La fórmula Rajoy, que consistió en inmovilizar el tejido productivo, recortar el sector público, abaratar el despido, congelar las pensiones y las nóminas de los funcionarios, invertir las ayudas europeas en salvar las cajas de ahorro y no afrontar ni una sola reforma en el ámbito institucional, financiero o educativo, sembró el descontento entre la ciudadanía con menor poder adquisitivo y entre la población universitaria, adoctrinada a lo largo de décadas en el rechazo al orden democrático, establecido en 1978, que una izquierda sectaria ha cuestionado, desde departamentos y rectorados, con afán revisionista primero y demoledor después, al objeto de imponer un discurso único, infalible, hegemónico y de abierta vocación totalitaria.

La terrorífica indiferencia y completa irresponsabilidad con la que el gobierno de Mariano Rajoy (cercado por sus propios errores y horrores e hipotecado por la pésima gestión de la crisis separatista en Cataluña) abandonó la Moncloa, por la puerta de atrás, hace ya dos interminables años, habría de situarnos en la indefensión más absoluta, en el caso de que se produjera el peor de los escenarios posibles, como así lo ha puesto de manifiesto la actual pandemia.

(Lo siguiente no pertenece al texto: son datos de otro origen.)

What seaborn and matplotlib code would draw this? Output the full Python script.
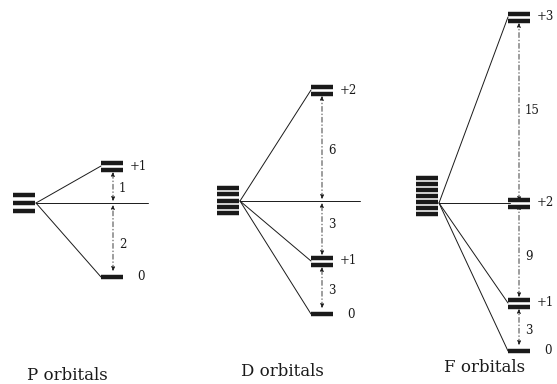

Para nuestra desgracia, y sobre todo para la de aquellos y aquellas que han perdido y perderán la vida y la salud durante todo el tiempo que se prolongue esta catástrofe sanitaria (amplificada en sus letales estragos gracias a la negligencia, la ineptitud y la desvergüenza), no solo nos encontramos inmersos en la más atroz de las pesadillas (que hace real cualquier distopía por descabellada que sea) sino que nuestras existencias y haciendas se hallan en manos de una banda de indeseables e inútiles que con obscena impunidad pretenden someter, mediante chabacabas consignas orwellianas, a un inaceptable vasallaje a una sociedad civil fragmentada, polarizada e irremediable y peligrosamente empobrecida y que se aproxima, desunida, azuzada a la gresca y enfrentada a dentelladas, a cacerolazos y puñetazos, al precipicio de su desintegración.